Sudan's transitional government is in turmoil as thousands of citizens conducted a sit-in protest against them, over the weekend. A group of Sudanese citizens have called on the military to disestablish the nation's current government, as the country struggles with the greatest crisis they've seen since the end of former dictator Omar al-Bashir's controversial ruling, two years ago. The weekend's pro-military protests come as anti-military protestors took to the streets earlier this month to fight for civilian-ruled laws.

Military-aligned demonstrators assembled outside of the famously off-limits entrance of the Presidential Palace located in the Sudanese capital, Khartoum on Monday. Gatherers set up tents, blocking off access to two main intersections, cutting off access to the capital for those inside. Police attempted to wave off crowds with teargas, with Khartoum state officials saying they had, "repelled an attempted assault on the seat of government," in a statement issued Monday.
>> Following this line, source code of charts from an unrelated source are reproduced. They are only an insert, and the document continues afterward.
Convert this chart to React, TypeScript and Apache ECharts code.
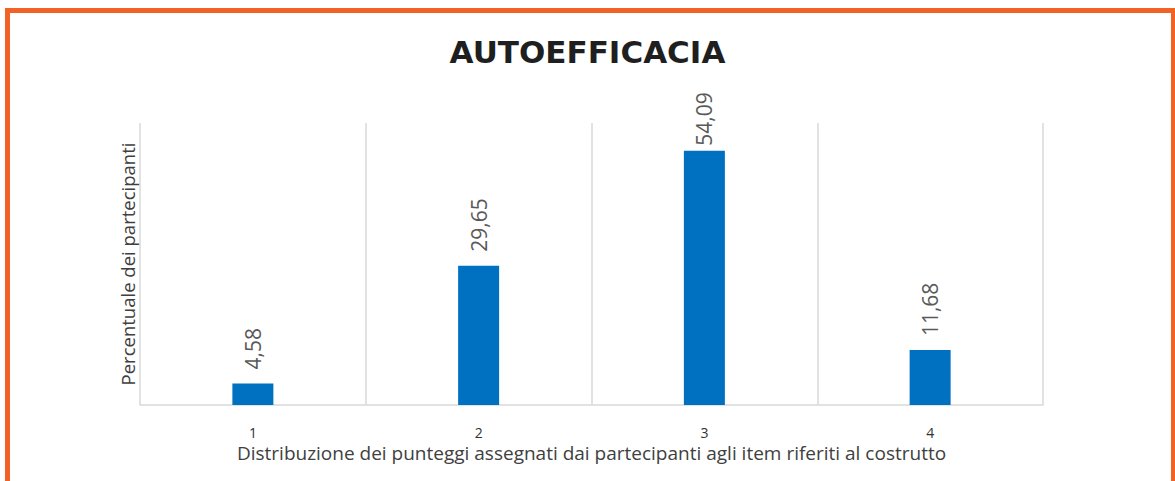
import React, { useEffect, useRef } from "react";
import * as echarts from "echarts";

const categories = ["1", "2", "3", "4"];
const values = [4.58, 29.65, 54.09, 11.68];
const titleText = "AUTOEFFICACIA";
const xName = "Distribuzione dei punteggi assegnati dai partecipanti agli item riferiti al costrutto";
const yName = "Percentuale dei partecipanti";

export default function App() {
  const ref = useRef<HTMLDivElement>(null);
  useEffect(() => {
    if (!ref.current) return;
    const chart = echarts.init(ref.current, null, { renderer: "svg" });
    const font = "'Open Sans', sans-serif";
    const maxIdx = values.indexOf(Math.max(...values));
    chart.setOption({
      animation: false,
      backgroundColor: "#ffffff",
      title: {
        text: titleText,
        left: "center",
        top: 31,
        textStyle: {
          fontFamily: "'DejaVu Sans', sans-serif",
          fontSize: 31,
          fontWeight: "bold",
          color: "#1f1f1f",
        },
      },
      graphic: [
        {
          type: "rect",
          shape: { x: 7.5, y: 10.5, width: 1166, height: 600 },
          style: { fill: "none", stroke: "#F26125", lineWidth: 5 },
          silent: true,
        },
      ],
      grid: { left: 140, right: 132, top: 123, bottom: 76 },
      xAxis: {
        type: "category",
        data: categories,
        name: xName,
        nameLocation: "middle",
        nameGap: 20,
        nameTextStyle: { fontFamily: font, fontSize: 19, color: "#404040" },
        axisLine: { show: true, lineStyle: { color: "#d9d9d9", width: 1.5 } },
        axisTick: { show: false },
        axisLabel: { fontFamily: font, fontSize: 14, color: "#333333", margin: 20 },
        splitLine: { show: true, lineStyle: { color: "#d9d9d9", width: 1.5 } },
      },
      yAxis: {
        type: "value",
        min: 0,
        max: 60,
        name: yName,
        nameLocation: "middle",
        nameGap: 3,
        nameTextStyle: { fontFamily: font, fontSize: 18.5, color: "#404040" },
        axisLine: { show: false },
        axisTick: { show: false },
        axisLabel: { show: false },
        splitLine: { show: false },
      },
      series: [
        {
          type: "bar",
          data: values.map((v, i) =>
            i === maxIdx ? { value: v, label: { distance: 5 } } : v
          ),
          barWidth: 41,
          itemStyle: { color: "#0070C0" },
          label: {
            show: true,
            position: "top",
            rotate: 90,
            align: "left",
            verticalAlign: "middle",
            distance: 14,
            fontFamily: font,
            fontSize: 21,
            color: "#595959",
            formatter: (p: any) => Number(p.value).toFixed(2).replace(".", ","),
          },
        },
      ],
    });
    return () => chart.dispose();
  }, []);
  return (
    <div
      ref={ref}
      style={{ position: "fixed", left: 0, top: 0, width: 1175, height: 481 }}
    />
  );
}
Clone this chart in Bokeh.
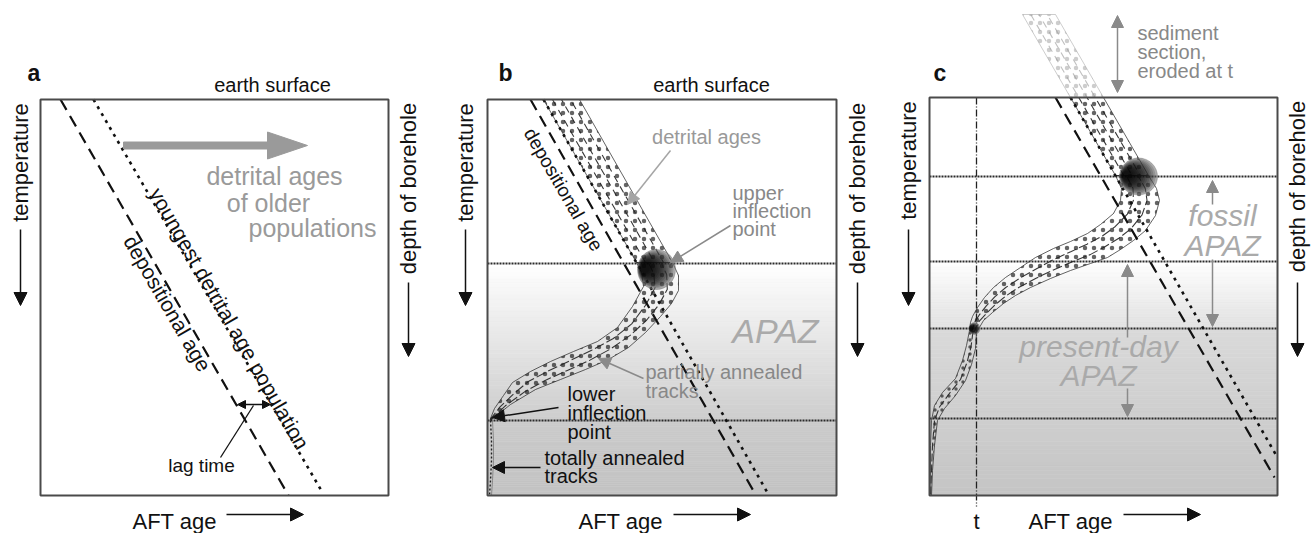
import numpy as np
from bokeh.plotting import figure
from bokeh.models import Arrow, NormalHead, Range1d
from bokeh.core.properties import value
from bokeh.embed import file_html
from bokeh.resources import INLINE

FONT = "Liberation Sans"

# ---------------- data ----------------
panel_letters = ["a", "b", "c"]
letter_x = [27, 498, 933]
letter_y = [72, 72, 72]

box_left = [40, 487, 929]
box_right = [388, 836, 1277]
box_top = [99, 99, 97]
box_bottom = [495, 495, 495]

# depositional age (dashed) and youngest detrital age population (dotted)
dep_x0 = [60, 530, 1055]
dep_y0 = [99, 99, 97]
dep_x1 = [288, 755, 1274]
dep_y1 = [495, 494, 477]
yda_x0 = [93, 543, 1070]
yda_y0 = [99, 99, 97]
yda_x1 = [322, 768, 1277]
yda_y1 = [492, 494, 457]

# zone boundaries (dotted horizontal lines)
b_zone_y = [263, 420]
c_zone_y = [176, 261, 328, 418]

# panel b: detrital age band (upper straight part + bent APAZ part + tail)
b_upl_x = [543, 636]
b_upl_y = [99, 262]
b_upr_x = [579, 672]
b_upr_y = [99, 262]
b_in_x = [636, 641, 643, 632, 617, 597, 573, 550, 530, 512, 503, 494, 490]
b_in_y = [262, 272, 286, 306, 327, 341, 351, 361, 371, 382, 395, 408, 418]
b_out_x = [672, 678, 678, 671, 660, 645, 628, 608, 585, 560, 535, 510, 490]
b_out_y = [262, 275, 290, 303, 316, 332, 347, 359, 369, 379, 389, 404, 420]
b_tail_x = [490, 491, 491, 490, 489]
b_tail_y = [420, 440, 460, 480, 495]

# panel c: eroded part above surface, preserved part, bent part, tail
c_erl_x = [1022, 1070]
c_erl_y = [14, 97]
c_err_x = [1055, 1103]
c_err_y = [14, 97]
c_upl_x = [1070, 1115]
c_upl_y = [97, 175]
c_upr_x = [1103, 1148]
c_upr_y = [97, 175]
c_in_x = [1115, 1121, 1120, 1113, 1100, 1087, 1070, 1053, 1035, 1020, 1005, 993, 984, 977, 972, 970, 969]
c_in_y = [175, 188, 200, 213, 224, 233, 241, 248, 257, 267, 277, 287, 297, 307, 316, 322, 330]
c_out_x = [1148, 1156, 1159, 1155, 1145, 1133, 1120, 1107, 1090, 1070, 1050, 1030, 1015, 1003, 992, 983, 976]
c_out_y = [175, 188, 200, 215, 230, 240, 249, 257, 263, 270, 278, 287, 295, 303, 312, 320, 332]
c_tl_x = [969, 966, 962, 955, 942, 934, 931, 930, 930, 929]
c_tl_y = [330, 345, 360, 378, 392, 405, 420, 445, 470, 495]
c_tr_x = [976, 975, 971, 965, 955, 944, 937, 934, 932, 931]
c_tr_y = [332, 348, 364, 380, 395, 408, 420, 445, 470, 495]
c_t_x = 976

# inflection points (x, y, width, height)
blob_x = [656, 1138, 974]
blob_y = [269, 176, 328]
blob_w = [38, 38, 11]
blob_h = [40, 37, 12]

# ---------------- figure ----------------
p = figure(width=1314, height=533, x_range=Range1d(0, 1314), y_range=Range1d(533, 0),
           output_backend="svg", toolbar_location=None, min_border=0)
p.axis.visible = False
p.grid.visible = False
p.outline_line_color = None


def gradient(x0, x1, y0, y1, g0, g1, n=40):
    ys = np.linspace(y0, y1, n + 1)
    gs = np.linspace(g0, g1, n)
    cols = ["#%02x%02x%02x" % (int(g), int(g), int(g)) for g in gs]
    p.quad(left=x0, right=x1, top=ys[:-1], bottom=ys[1:], fill_color=cols,
           line_color=cols, line_width=0.6)


gradient(box_left[1], box_right[1], b_zone_y[0], b_zone_y[1], 255, 206)
gradient(box_left[1], box_right[1], b_zone_y[1], box_bottom[1], 203, 196)
gradient(box_left[2], box_right[2], c_zone_y[1], c_zone_y[2], 255, 226)
gradient(box_left[2], box_right[2], c_zone_y[2], box_bottom[2], 218, 197)

# zone lines
p.segment(x0=box_left[1], x1=box_right[1], y0=b_zone_y, y1=b_zone_y,
          line_color="#2a2a2a", line_width=2, line_dash="2 1")
p.segment(x0=box_left[2], x1=box_right[2], y0=c_zone_y, y1=c_zone_y,
          line_color="#2a2a2a", line_width=2, line_dash="2 1")

# t line
p.segment(x0=c_t_x, x1=c_t_x, y0=box_top[2], y1=506, line_color="#222",
          line_width=1.3, line_dash="7 2 1 2")


def band(inx, iny, outx, outy, fracs, dash, col="#222", alpha=1.0, dot_scale=9):
    xs = list(inx) + list(outx)[::-1]
    ys = list(iny) + list(outy)[::-1]
    p.patch(xs, ys, fill_color=None, line_color=col, line_width=1, line_alpha=0.7 * alpha,
            hatch_pattern="dot", hatch_color=col, hatch_scale=dot_scale,
            hatch_weight=0.9, hatch_alpha=0.7 * alpha)
    ix, iy, ox, oy = map(np.array, (inx, iny, outx, outy))
    for k, f in enumerate(fracs):
        p.line(ix + (ox - ix) * f, iy + (oy - iy) * f, line_color=col,
               line_width=1.1, line_dash=dash, line_dash_offset=4 * k, line_alpha=0.9 * alpha)


band(b_upl_x, b_upl_y, b_upr_x, b_upr_y, (0.25, 0.5, 0.75), "7 5")
band(b_in_x, b_in_y, b_out_x, b_out_y, (0.33, 0.68), "10 3")
p.line(b_tail_x, b_tail_y, line_color="#222", line_width=1.4, line_dash="2 2")
p.line(np.array(b_tail_x) + 2, b_tail_y, line_color="#777", line_width=0.8)

band(c_erl_x, c_erl_y, c_err_x, c_err_y, (0.25, 0.5, 0.75), "7 5", col="#9a9a9a", alpha=0.7)
band(c_upl_x, c_upl_y, c_upr_x, c_upr_y, (0.25, 0.5, 0.75), "7 5")
band(c_in_x, c_in_y, c_out_x, c_out_y, (0.33, 0.68), "10 3")
band(c_tl_x, c_tl_y, c_tr_x, c_tr_y, (0.5,), "8 3", dot_scale=7)

# dashed / dotted age lines
p.segment(x0=dep_x0, y0=dep_y0, x1=dep_x1, y1=dep_y1, line_color="#111",
          line_width=2.2, line_dash="12 7")
p.segment(x0=yda_x0, y0=yda_y0, x1=yda_x1, y1=yda_y1, line_color="#111",
          line_width=2.6, line_dash="3 5")

# inflection blobs (layered shading)
for bx, by, bw, bh in zip(blob_x, blob_y, blob_w, blob_h):
    p.ellipse(x=bx, y=by, width=bw, height=bh, fill_color="#9a9a9a", fill_alpha=0.5,
              line_color="#777", line_alpha=0.4, line_width=1)
    n = 14
    for i in range(n):
        f = i / (n - 1)
        p.ellipse(x=bx - 0.3 * bw * f, y=by - 0.03 * bh * f,
                  width=bw * (1 - 0.75 * f), height=bh * (1 - 0.75 * f),
                  fill_color="black", fill_alpha=0.15, line_color=None)

# boxes
p.quad(left=box_left, right=box_right, top=box_top, bottom=box_bottom,
       fill_color=None, line_color="#4a4a4a", line_width=2)

# gray big arrow in a
big_arrow_x = [123, 267, 267, 307, 267, 267, 123]
big_arrow_y = [141.5, 141.5, 131.5, 145, 158.5, 148.5, 148.5]
p.patch(big_arrow_x, big_arrow_y, fill_color="#9a9a9a", line_color="#9a9a9a")


# ---------------- texts ----------------
def txt(xs, ys, texts, size, color="#111", angle=0.0, align="center",
        baseline="middle", style="normal"):
    p.text(x=xs, y=ys, text=texts, text_font=value(FONT),
           text_font_size=f"{size}px", text_color=color, angle=angle,
           text_align=align, text_baseline=baseline, text_font_style=style)


txt(letter_x, letter_y, panel_letters, 23, align="left", baseline="alphabetic", style="bold")
txt([272, 711], [84, 84], ["earth surface", "earth surface"], 20)
txt([132, 578, 1028], [521, 521, 521], ["AFT age"] * 3, 22, align="left", baseline="alphabetic")
txt([c_t_x], [521], ["t"], 22, baseline="alphabetic")
txt([20, 465, 908], [162, 162, 160], ["temperature"] * 3, 22, angle=np.pi / 2)
txt([408, 857, 1297], [188, 188, 186], ["depth of borehole"] * 3, 22, angle=np.pi / 2)

# panel a
txt([274, 268, 312], [175, 202, 227], ["detrital ages", "of older", "populations"], 25, color="#9a9a9a")
txt([229], [318], ["youngest detrital age population"], 21, angle=-np.pi / 3)
txt([167], [303], ["depositional age"], 21, angle=-np.pi / 3)
txt([201], [465], ["lag time"], 19)

# panel b
txt([563], [189], ["depositional age"], 19, angle=-np.pi / 3)
txt([706], [136], ["detrital ages"], 20, color="#999")
txt([732, 732, 732], [192, 210, 228], ["upper", "inflection", "point"], 20, color="#888", align="left")
txt([775], [330], ["APAZ"], 34, color="#aaa", style="italic")
txt([645, 645], [371, 390], ["partially annealed", "tracks"], 20, color="#888", align="left")
txt([567, 567, 567], [393, 412, 431], ["lower", "inflection", "point"], 20, align="left")
txt([544, 544], [457, 475], ["totally annealed", "tracks"], 20, align="left")

# panel c
txt([1137, 1137, 1137], [32, 51, 70], ["sediment", "section,", "eroded at t"], 20, color="#888", align="left")
txt([1222, 1222], [215, 245], ["fossil", "APAZ"], 30, color="#aaa", style="italic")
txt([1098, 1098], [346, 375], ["present-day", "APAZ"], 30, color="#aaa", style="italic")


# ---------------- arrows ----------------
def arrow(x0, y0, x1, y1, color="#111", size=11, both=False, width=1.5):
    head = NormalHead(size=size, fill_color=color, line_color=color)
    start = NormalHead(size=size, fill_color=color, line_color=color) if both else None
    p.add_layout(Arrow(x_start=x0, y_start=y0, x_end=x1, y_end=y1, end=head, start=start,
                       line_color=color, line_width=width))


for x in [20, 465, 908]:
    arrow(x, 229, x, 305, size=13)
for x in [408, 857, 1297]:
    arrow(x, 282, x, 356, size=13)
for x0, x1 in [(226, 303), (673, 750), (1123, 1200)]:
    arrow(x0, 514, x1, 514, size=13)

# a
arrow(237, 404, 270, 404, size=8, both=True)
p.line([253, 220], [405, 457], line_color="#111", line_width=1.3)

GR = "#8a8a8a"
# b
arrow(670, 150, 627, 204, color="#a5a5a5", size=12)
arrow(730, 225, 670, 262, color=GR, size=12)
arrow(643, 378, 598, 358, color=GR, size=12)
arrow(558, 407, 492, 417, size=12)
arrow(540, 467, 492, 467, size=12)
# c
arrow(1117, 15, 1117, 92, color=GR, size=12, both=True)
arrow(1212, 204, 1212, 180, color=GR, size=12)
arrow(1212, 259, 1212, 326, color=GR, size=12)
arrow(1127, 337, 1127, 264, color=GR, size=12)
arrow(1127, 388, 1127, 416, color=GR, size=12)

open("out.html", "w").write(file_html(p, INLINE))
The assembly was called for by a coalition of rebel groups and political parties that support Sudan's military, accusing the civilian political parties of mismanagement and monopolizing power under their ruling. Demonstrations began on Saturday, but Sunday's gathering saw a lower attendance. According to Reuters, by Monday afternoon, thousands, between 2,000 - 3,000, had returned to voice their concerns. 52-year-old tribal elder Tahar Fadl al-Mawla spoke at the helm of the sit-in outside of the Presidential palace saying, "The civilian government has failed. We want a government of soldiers to protect the transition." Alongside a 65-year-old Ahman Jumaa who claimed to have traveled more than 900 kilometers (570 miles) from Southern region Nyala to show his support.

Protesters are demanding the appointment of a new cabinet that is "more representative of the people who participated in the December 2019 revolution that eventually led to the ousting of former president Omar al-Bashir", Al Jazeera reported from Sudan. Protesters headed towards the Presidential Palace, where an emergency cabinet meeting was being held when they were met by police forces.

Pro-civilian political parties have plans for their own demonstration on Thursday, the anniversary of the 1964 revolution that overthrew Sudan's first military regime under Ibrahim Abboud and brought in a period of democracy that the country still struggles to uphold.